Eng. earth, swe. jord - tur. yurt

I guess earth and jord are derivatives of each other. Meaning of yurt is "the place of residency" or "homeland" in Turkic. The main reasoning is that earth, meaning soil, is a place of residency and land is earth....

In Kurdish "earth" means "erd". But I heard that the term earth/erde/erd might be a Semitic loanword into Indo European.

"erd" means earth, but "akh" means land/ground/soil

In Hebrew (a Semitic language), the word אָ֫רֶץ (erets) means "earth". There could be something interesting here. Maybe there really is a loanword here. In Hebrew, it can mean the physical planet Earth, a specific territory, or can be used specifically to refer to Israel.

The idea of a word meaning both planet Earth as well as a specific territory that is implied via context or expressed directly is found elsewhere too. This is a feature of Spanish's word "tierra" (from Latin "terra"). For example, La Tierra can refer to the whole planet, while the word can also be used in place names like "Tierra del Fuego" (literally "Land of the Fire", more poetically "Land of Fire" or "Fireland") in South America.
 
In Hebrew (a Semitic language), the word אָ֫רֶץ (erets) means "earth". There could be something interesting here.

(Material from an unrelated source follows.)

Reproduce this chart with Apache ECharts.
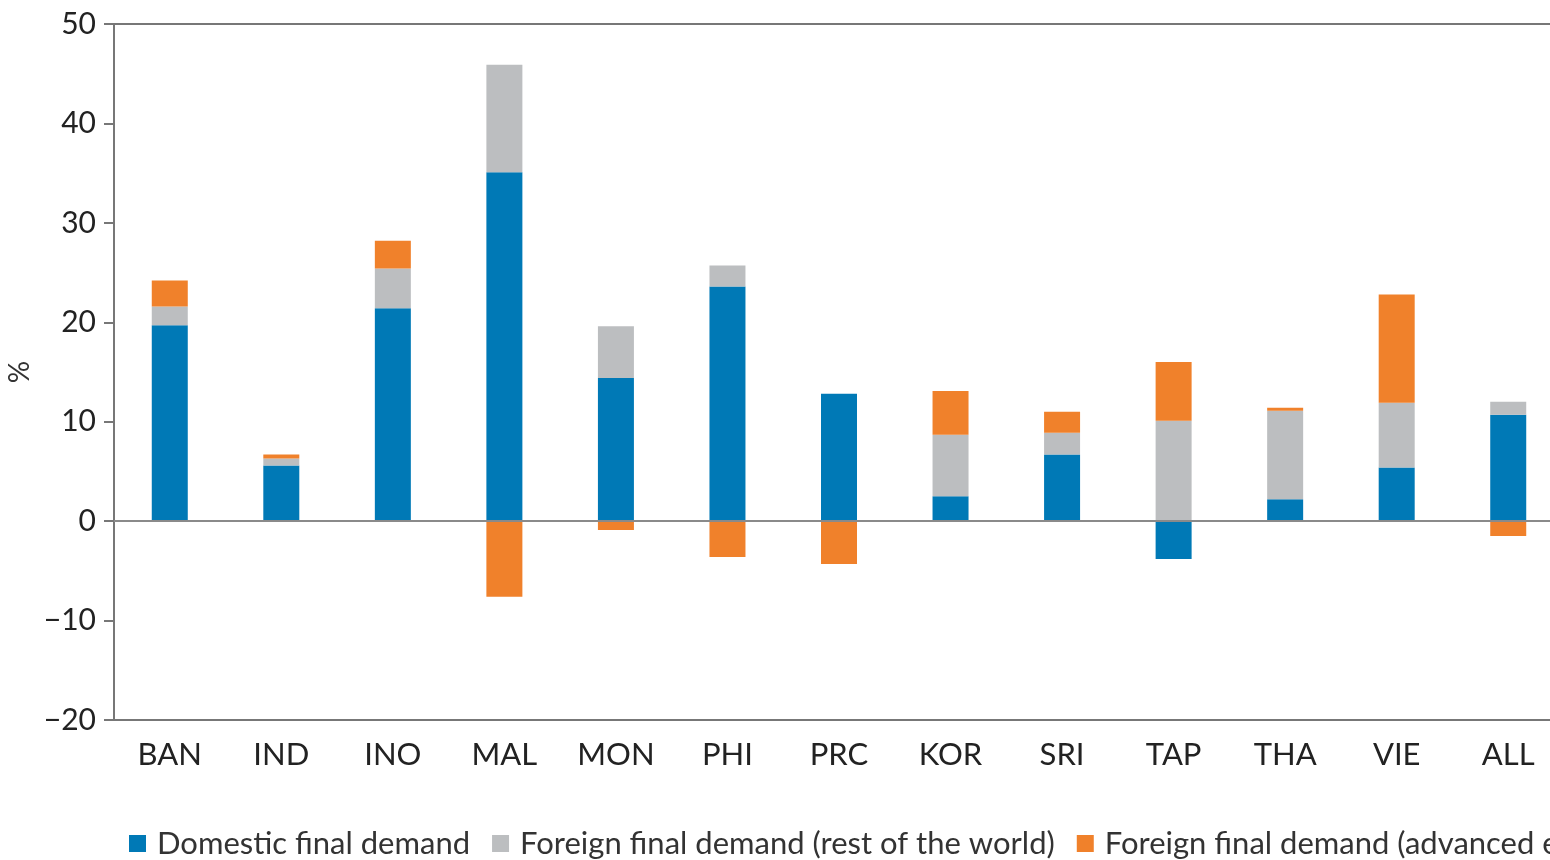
<!DOCTYPE html>
<html>
<head>
<meta charset="utf-8">
<script src="https://cdn.jsdelivr.net/npm/echarts@6/dist/echarts.min.js"></script>
<style>
  html, body { margin: 0; padding: 0; background: #fff; }
  #chart { width: 1550px; height: 860px; }
</style>
</head>
<body>
<div id="chart"></div>
<script>
// economies
var categories = ['BAN', 'IND', 'INO', 'MAL', 'MON', 'PHI', 'PRC', 'KOR', 'SRI', 'TAP', 'THA', 'VIE', 'ALL']
// contributions, %
var domesticDemand = [19.7, 5.6, 21.4, 35.1, 14.4, 23.6, 12.8, 2.5, 6.7, -3.8, 2.2, 5.4, 10.7]
var foreignRestOfWorld = [1.9, 0.7, 4.0, 10.8, 5.2, 2.1, 0, 6.2, 2.2, 10.1, 8.9, 6.5, 1.3]
var foreignAdvanced = [2.6, 0.4, 2.8, -7.6, -0.9, -3.6, -4.3, 4.4, 2.1, 5.9, 0.3, 10.9, -1.5]
var seriesNames = [
  'Domestic final demand',
  'Foreign final demand (rest of the world)',
  'Foreign final demand (advanced economies)'
]
var yTicks = { min: -20, max: 50, interval: 10 }

var fontFamily = 'Lato, "Open Sans", sans-serif'
var chart = echarts.init(document.getElementById('chart'))

function barSeries(name, data, color) {
  return {
    name: name,
    type: 'bar',
    stack: 'total',
    barWidth: 36,
    data: data,
    itemStyle: { color: color }
  }
}

var series = [
  barSeries(seriesNames[0], domesticDemand, '#0079B6'),
  barSeries(seriesNames[1], foreignRestOfWorld, '#BCBEC0'),
  barSeries(seriesNames[2], foreignAdvanced, '#F0812B')
]
// zero line over the bars
series[2].markLine = {
  silent: true,
  symbol: 'none',
  label: { show: false },
  lineStyle: { color: '#8a8a8a', width: 2, type: 'solid' },
  data: [{ yAxis: 0 }]
}

var options = {
  animation: false,
  grid: {
    left: 114,
    right: -14,
    top: 24,
    bottom: 140,
    outerBoundsMode: 'none',
    containLabel: false,
    show: true,
    borderColor: '#777',
    borderWidth: 2,
    backgroundColor: 'transparent'
  },
  legend: {
    left: 124,
    bottom: -4,
    width: 3000,
    itemWidth: 17,
    itemHeight: 17,
    itemGap: 22,
    icon: 'rect',
    textStyle: { fontFamily: fontFamily, fontSize: 31, color: '#333', padding: [0, 0, 0, 6] },
    data: seriesNames
  },
  xAxis: {
    type: 'category',
    data: categories,
    axisLine: { show: true, lineStyle: { color: '#666', width: 2 } },
    axisTick: { show: false },
    axisLabel: {
      color: '#222',
      fontFamily: fontFamily,
      fontSize: 31,
      margin: 19
    }
  },
  yAxis: {
    type: 'value',
    min: yTicks.min,
    max: yTicks.max,
    interval: yTicks.interval,
    name: '%',
    nameLocation: 'middle',
    nameRotate: 90,
    nameGap: 80,
    nameMoveOverlap: false,
    nameTextStyle: { fontFamily: fontFamily, fontSize: 28, color: '#333', padding: [16, 0, 0, 0] },
    axisLine: { show: true, lineStyle: { color: '#777', width: 2 } },
    axisTick: { show: true, length: 10, lineStyle: { color: '#777', width: 2 } },
    axisLabel: {
      color: '#222',
      fontFamily: fontFamily,
      fontSize: 30,
      margin: 18,
      formatter: function (v) { return v < 0 ? '\u2212' + Math.abs(v) : v }
    },
    splitLine: { show: false }
  },
  series: series
}

chart.setOption(options)
</script>
</body>
</html>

Maybe there really is a loanword here. In Hebrew, it can mean the physical planet Earth, a specific territory, or can be used specifically to refer to Israel.
A different example

Hebrew "Torah" (תּוֹרָה) (instruction, law or teaching)
Old Turkic törü
("custom, law, statute, tradition")

Is it just me who sees it?
 
Welcome to Eupedia arghyn.
 
...
4. Ocean ~ ozen (means river tho, maybe coz we are very far from any ocean)...

This sort of language drift happens all the time, even between IE languages. For example, Spanish mar (ocean or sea) corresponds to English mere, which is a poetic term meaning lake.
 
I don't think it's more than a coincidence. Compare Arabic 'sittah' and 'sab'ah', Hebrew 'shesh' and 'sheva' to French 'six' and 'sept' and German 'sechs' and 'sieben'.